[Records shown]
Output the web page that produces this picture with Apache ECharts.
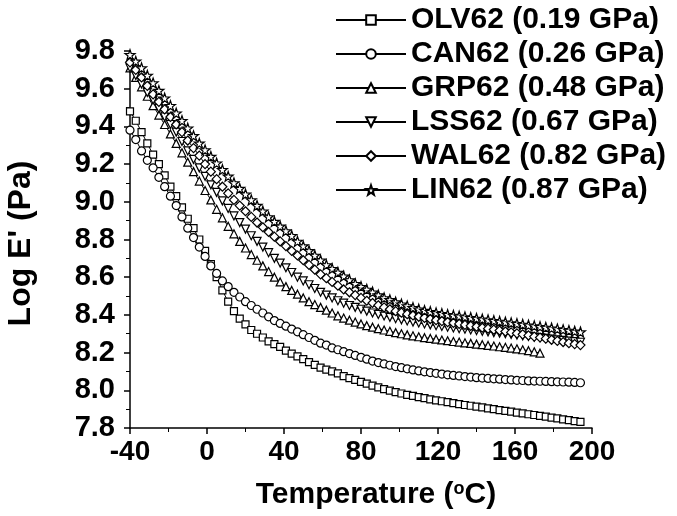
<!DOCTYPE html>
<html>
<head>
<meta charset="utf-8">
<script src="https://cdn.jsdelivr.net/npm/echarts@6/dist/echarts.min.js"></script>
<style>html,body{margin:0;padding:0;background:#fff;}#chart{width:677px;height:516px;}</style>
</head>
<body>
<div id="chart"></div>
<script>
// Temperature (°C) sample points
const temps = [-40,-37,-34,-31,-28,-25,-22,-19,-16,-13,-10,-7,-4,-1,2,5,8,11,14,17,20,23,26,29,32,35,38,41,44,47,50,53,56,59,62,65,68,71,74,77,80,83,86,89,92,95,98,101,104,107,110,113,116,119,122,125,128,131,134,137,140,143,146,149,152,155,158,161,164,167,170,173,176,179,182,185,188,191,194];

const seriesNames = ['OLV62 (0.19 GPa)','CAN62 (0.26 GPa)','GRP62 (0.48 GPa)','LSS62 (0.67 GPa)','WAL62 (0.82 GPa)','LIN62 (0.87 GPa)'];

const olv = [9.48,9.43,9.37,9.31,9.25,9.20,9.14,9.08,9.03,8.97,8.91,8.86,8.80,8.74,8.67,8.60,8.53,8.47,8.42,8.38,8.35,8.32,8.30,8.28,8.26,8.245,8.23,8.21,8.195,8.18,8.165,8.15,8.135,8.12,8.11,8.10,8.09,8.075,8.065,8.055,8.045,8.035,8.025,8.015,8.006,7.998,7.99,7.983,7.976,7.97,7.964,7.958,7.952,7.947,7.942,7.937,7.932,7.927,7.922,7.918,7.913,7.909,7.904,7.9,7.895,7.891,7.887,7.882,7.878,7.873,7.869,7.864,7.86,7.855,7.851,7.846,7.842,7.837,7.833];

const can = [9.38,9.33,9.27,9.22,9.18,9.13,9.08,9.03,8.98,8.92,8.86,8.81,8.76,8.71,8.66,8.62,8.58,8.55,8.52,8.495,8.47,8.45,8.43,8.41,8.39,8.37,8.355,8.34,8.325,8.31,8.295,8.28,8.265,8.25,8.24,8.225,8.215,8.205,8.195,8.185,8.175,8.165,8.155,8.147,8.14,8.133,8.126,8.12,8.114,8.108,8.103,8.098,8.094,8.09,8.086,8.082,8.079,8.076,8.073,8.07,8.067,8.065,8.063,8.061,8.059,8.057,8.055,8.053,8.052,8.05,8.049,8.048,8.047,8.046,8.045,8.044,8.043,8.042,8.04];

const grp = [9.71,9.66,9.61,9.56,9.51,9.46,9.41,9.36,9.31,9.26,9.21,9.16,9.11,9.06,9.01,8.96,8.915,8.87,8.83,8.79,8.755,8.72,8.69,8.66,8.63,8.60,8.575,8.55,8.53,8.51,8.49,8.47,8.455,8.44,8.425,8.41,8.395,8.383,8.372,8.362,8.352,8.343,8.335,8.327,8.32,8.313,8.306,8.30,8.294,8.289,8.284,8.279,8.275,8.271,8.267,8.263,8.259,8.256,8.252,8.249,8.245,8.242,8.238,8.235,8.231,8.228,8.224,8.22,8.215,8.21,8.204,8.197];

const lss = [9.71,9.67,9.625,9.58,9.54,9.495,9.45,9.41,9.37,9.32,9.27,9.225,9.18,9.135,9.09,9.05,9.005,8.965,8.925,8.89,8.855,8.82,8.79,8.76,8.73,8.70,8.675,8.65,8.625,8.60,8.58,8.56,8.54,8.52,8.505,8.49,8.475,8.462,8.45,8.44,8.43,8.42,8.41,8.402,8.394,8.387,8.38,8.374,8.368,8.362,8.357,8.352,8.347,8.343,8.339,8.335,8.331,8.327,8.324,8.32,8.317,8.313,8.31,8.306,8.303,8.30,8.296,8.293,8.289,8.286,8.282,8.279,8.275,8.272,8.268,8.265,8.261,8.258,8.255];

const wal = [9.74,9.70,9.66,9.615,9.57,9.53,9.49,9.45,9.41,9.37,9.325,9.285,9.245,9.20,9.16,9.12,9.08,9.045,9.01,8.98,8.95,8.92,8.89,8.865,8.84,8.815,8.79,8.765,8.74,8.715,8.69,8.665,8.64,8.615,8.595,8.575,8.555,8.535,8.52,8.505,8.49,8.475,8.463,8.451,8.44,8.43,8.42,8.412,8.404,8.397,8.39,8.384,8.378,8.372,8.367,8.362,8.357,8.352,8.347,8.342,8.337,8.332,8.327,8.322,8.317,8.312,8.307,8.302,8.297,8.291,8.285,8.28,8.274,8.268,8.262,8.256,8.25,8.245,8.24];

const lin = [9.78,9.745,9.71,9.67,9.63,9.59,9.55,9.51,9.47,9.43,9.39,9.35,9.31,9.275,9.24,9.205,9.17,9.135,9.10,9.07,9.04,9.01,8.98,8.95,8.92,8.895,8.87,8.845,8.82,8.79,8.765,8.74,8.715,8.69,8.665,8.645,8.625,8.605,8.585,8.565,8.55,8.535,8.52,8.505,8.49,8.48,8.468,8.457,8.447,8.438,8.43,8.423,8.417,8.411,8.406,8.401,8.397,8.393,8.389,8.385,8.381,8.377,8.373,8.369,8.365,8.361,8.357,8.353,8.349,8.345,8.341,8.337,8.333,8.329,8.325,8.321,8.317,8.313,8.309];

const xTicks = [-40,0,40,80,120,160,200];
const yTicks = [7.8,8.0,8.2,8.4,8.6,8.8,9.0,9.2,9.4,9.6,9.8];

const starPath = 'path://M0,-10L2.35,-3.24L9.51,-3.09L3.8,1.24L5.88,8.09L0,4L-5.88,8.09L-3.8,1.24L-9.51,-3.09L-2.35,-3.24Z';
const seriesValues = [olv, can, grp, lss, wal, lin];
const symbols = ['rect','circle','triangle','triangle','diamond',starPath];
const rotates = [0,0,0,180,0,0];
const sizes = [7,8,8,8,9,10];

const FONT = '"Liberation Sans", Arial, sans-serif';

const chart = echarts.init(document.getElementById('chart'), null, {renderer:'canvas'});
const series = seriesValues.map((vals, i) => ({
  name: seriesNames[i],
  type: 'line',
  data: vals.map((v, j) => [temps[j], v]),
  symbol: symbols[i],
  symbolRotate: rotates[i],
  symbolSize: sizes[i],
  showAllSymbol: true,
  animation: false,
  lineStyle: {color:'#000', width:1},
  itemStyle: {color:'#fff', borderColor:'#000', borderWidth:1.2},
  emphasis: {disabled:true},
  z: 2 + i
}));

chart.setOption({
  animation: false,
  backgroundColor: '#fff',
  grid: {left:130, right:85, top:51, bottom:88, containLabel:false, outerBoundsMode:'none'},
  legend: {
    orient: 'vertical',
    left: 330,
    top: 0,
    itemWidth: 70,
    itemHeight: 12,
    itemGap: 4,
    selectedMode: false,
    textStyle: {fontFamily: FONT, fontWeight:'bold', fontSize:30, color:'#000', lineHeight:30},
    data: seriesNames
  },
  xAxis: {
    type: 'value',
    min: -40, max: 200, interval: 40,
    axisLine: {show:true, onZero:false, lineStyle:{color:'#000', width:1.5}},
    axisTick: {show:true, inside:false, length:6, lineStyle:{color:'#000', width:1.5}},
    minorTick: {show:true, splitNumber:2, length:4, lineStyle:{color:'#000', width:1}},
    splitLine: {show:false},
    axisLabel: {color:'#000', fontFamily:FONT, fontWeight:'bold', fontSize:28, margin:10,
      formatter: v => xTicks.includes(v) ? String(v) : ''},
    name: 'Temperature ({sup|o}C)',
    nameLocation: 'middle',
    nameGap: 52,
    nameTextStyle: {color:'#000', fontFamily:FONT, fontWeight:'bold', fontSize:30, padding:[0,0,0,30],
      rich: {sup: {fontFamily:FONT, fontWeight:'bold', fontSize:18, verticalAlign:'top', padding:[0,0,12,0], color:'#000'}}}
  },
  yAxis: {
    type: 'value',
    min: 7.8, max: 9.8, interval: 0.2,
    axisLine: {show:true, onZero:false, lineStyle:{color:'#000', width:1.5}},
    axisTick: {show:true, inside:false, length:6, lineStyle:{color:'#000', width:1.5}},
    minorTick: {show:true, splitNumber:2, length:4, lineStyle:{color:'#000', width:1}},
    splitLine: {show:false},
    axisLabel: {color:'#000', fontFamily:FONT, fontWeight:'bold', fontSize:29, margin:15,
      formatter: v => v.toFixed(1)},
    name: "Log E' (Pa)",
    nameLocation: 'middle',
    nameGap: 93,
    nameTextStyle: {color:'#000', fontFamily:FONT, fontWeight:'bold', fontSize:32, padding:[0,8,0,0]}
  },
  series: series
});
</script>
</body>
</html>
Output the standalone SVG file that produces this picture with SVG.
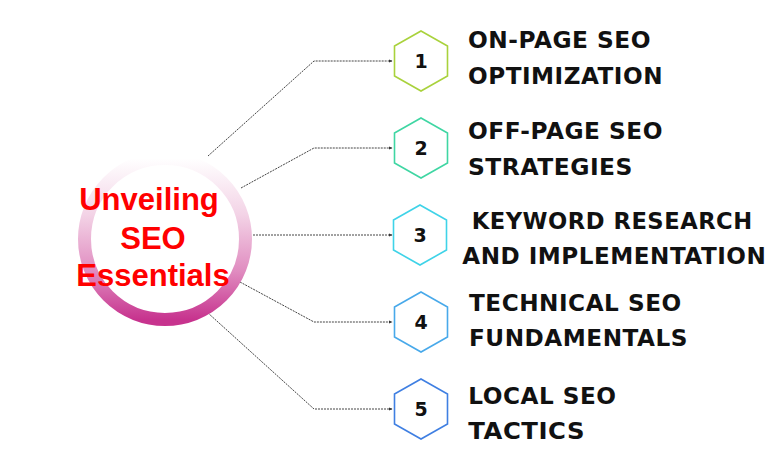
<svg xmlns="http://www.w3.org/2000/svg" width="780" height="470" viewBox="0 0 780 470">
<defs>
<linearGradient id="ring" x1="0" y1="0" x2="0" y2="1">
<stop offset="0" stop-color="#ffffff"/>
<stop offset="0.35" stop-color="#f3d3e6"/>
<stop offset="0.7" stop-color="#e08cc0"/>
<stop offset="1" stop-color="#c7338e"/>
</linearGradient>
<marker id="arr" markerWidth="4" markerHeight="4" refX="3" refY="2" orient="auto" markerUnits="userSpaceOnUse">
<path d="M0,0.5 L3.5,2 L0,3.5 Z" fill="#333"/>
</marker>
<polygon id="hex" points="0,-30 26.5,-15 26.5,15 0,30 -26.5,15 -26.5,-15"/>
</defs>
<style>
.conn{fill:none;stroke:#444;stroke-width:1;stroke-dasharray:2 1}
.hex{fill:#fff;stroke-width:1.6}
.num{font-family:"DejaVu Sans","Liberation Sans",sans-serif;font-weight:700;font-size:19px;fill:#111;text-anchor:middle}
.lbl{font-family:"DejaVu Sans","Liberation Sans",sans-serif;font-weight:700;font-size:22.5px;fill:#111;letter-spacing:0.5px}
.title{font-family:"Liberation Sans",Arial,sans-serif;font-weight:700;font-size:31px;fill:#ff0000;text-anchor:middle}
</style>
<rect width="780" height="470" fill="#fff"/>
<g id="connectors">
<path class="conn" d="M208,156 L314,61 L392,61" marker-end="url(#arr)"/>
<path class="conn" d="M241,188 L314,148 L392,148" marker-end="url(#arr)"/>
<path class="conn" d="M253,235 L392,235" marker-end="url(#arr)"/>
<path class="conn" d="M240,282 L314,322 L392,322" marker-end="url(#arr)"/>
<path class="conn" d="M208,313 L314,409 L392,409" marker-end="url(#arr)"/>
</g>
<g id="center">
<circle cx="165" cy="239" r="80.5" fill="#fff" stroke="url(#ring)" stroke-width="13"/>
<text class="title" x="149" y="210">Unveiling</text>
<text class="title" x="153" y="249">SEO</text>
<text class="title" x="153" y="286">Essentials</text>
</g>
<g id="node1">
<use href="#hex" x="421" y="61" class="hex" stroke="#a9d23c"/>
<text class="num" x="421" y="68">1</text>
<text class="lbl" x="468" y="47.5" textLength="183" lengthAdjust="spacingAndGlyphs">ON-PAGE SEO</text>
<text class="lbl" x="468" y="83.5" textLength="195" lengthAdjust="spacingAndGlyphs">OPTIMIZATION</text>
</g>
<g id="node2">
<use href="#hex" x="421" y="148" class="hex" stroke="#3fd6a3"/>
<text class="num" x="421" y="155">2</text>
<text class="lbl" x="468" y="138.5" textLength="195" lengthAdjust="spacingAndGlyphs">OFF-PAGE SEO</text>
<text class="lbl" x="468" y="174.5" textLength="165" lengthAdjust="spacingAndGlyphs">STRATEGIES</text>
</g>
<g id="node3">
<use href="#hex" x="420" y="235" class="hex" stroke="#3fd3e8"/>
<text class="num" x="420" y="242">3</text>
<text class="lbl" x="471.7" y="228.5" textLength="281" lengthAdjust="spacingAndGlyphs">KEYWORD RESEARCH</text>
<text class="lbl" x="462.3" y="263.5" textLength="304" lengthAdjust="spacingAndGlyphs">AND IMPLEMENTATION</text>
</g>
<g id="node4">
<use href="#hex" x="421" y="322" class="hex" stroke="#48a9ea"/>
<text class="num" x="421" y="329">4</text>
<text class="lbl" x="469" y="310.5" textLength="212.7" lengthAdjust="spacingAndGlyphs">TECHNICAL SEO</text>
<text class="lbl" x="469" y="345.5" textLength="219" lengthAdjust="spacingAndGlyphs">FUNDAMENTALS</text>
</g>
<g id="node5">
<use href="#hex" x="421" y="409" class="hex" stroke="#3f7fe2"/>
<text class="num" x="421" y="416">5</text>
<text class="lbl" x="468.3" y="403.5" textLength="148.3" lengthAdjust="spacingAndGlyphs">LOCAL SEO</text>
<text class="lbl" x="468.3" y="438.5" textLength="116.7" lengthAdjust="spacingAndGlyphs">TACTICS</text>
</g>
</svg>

[Brief]
Copy every line of the listing that contains the word "picture".

[Answer to this task]
Output the web page that produces this picture with Apache ECharts.
Output the standalone SVG file that produces this picture with SVG.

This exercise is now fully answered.